La Perte Irréversible de l'Autonomie Financière Locale

Le Décollage du Pouvoir Fiscal Vers l'État

Depuis les années 1980, le modèle d'autonomie financière locale a connu une évolution paradoxale. Il s'est installé provisoirement au début des années 1980, mais a progressivement et inexorablement reculé sous l'effet des allégements fiscaux qui se sont multipliés à partir de 1982. Des dégrèvements et des exonérations ont été introduits, ainsi que la suppression de deux grands impôts : la taxe professionnelle en 2010 et la taxe d'habitation entre 2018 et 2023. Ces suppressions ont entraîné une disparition partielle ou quasi-totale de l'autonomie fiscale des communes, des départements et des régions. Une décision du Conseil constitutionnel en 2009 a même clairement réfuté l'existence d'un principe d'autonomie fiscale, mettant fin aux discussions sur ce sujet, au moins sur le plan juridique. Ainsi, le pouvoir fiscal a progressivement repris le dessus, et l'autonomie financière locale a été amputée.

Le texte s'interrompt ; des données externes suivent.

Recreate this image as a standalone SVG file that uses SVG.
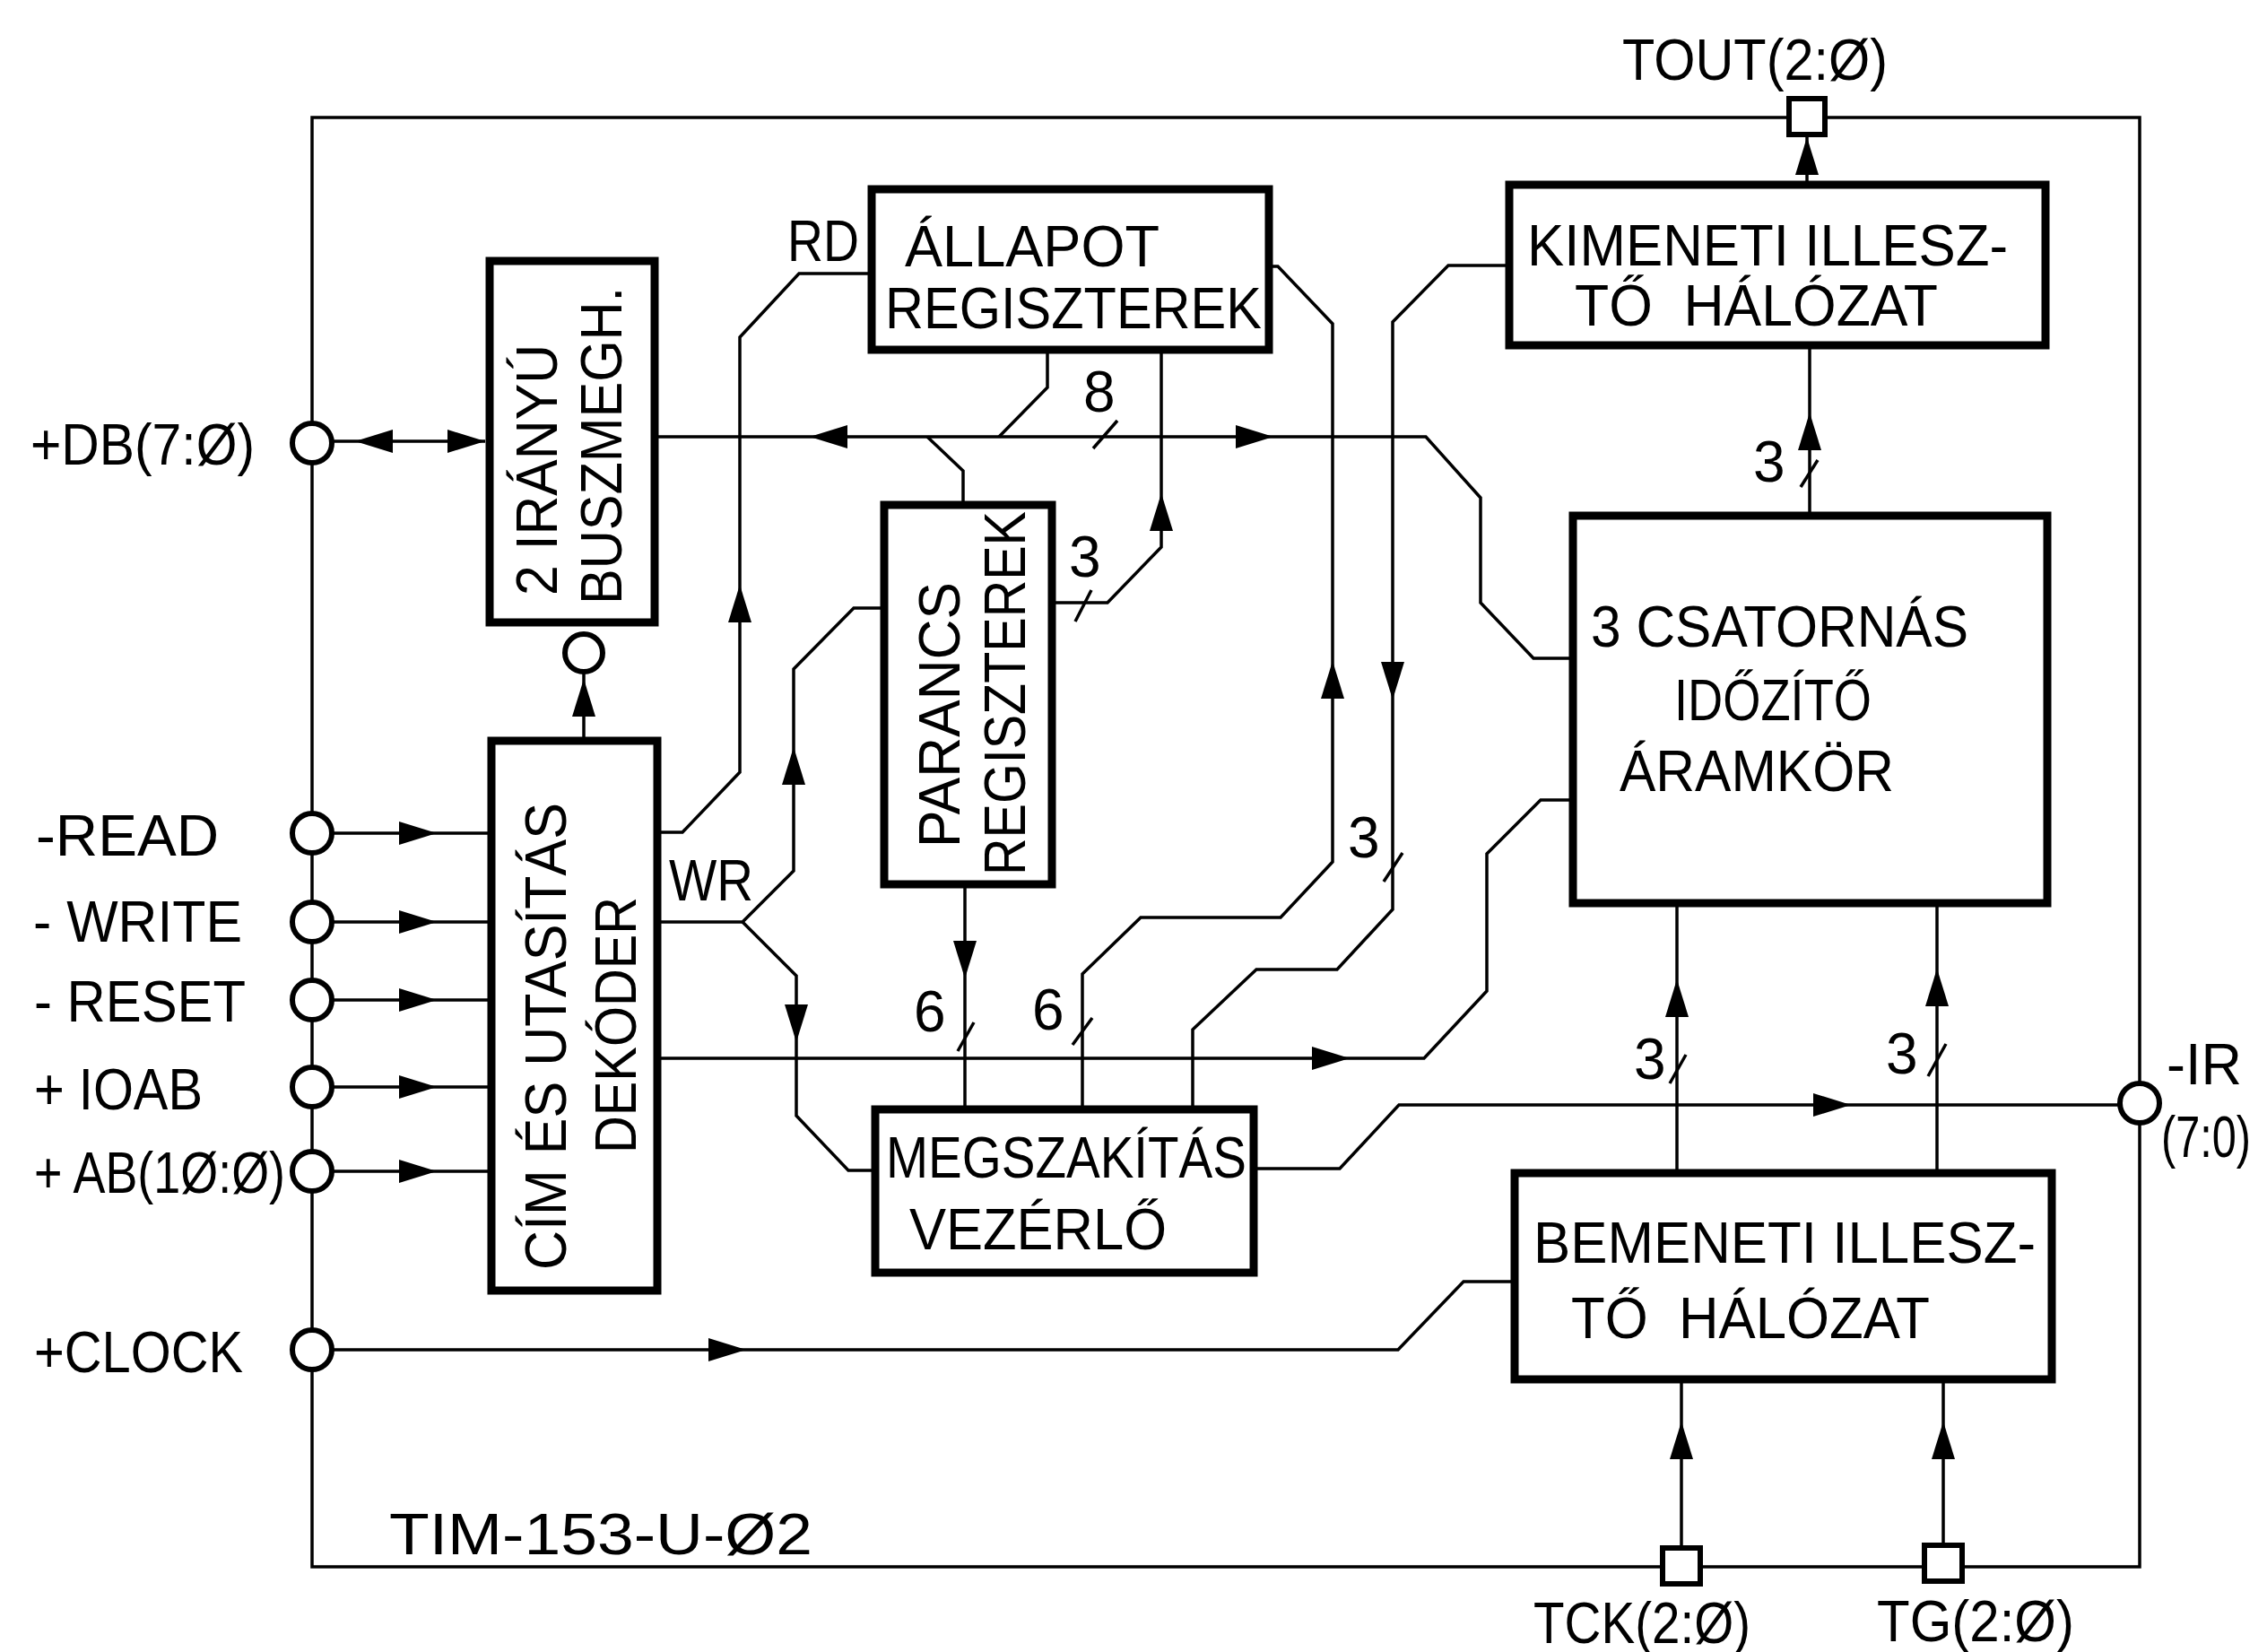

La Participation aux Finances Publiques

L'évolution de l'autonomie financière locale a été accrue par la volonté de faire participer les collectivités territoriales à la soutenabilité des finances publiques. En effet, les collectivités territoriales, avec l'État et la Sécurité sociale, font partie du périmètre de l'équilibre global des finances publiques imposé par le traité de Maastricht en 1992. C'est pourquoi l'État tente de s'approprier leurs ressources ou de limiter la progression de leurs dépenses de fonctionnement, réduisant ainsi leur autonomie de gestion. Depuis des dizaines d'années, avant même Maastricht, des rapports ont demandé une meilleure régulation des dépenses locales. En 1986, le gouvernement, inquiet de la progression des dépenses publiques, a demandé un rapport sur les dépenses des collectivités locales (rapport Raynaud-Feuilloley). Les auteurs ont constaté que les dépenses locales évoluaient plus vite que celles de l'État et qu'il était nécessaire de les réguler. Malgré de nombreux efforts, ces dispositifs n'ont pas abouti à un véritable contrôle des dépenses locales.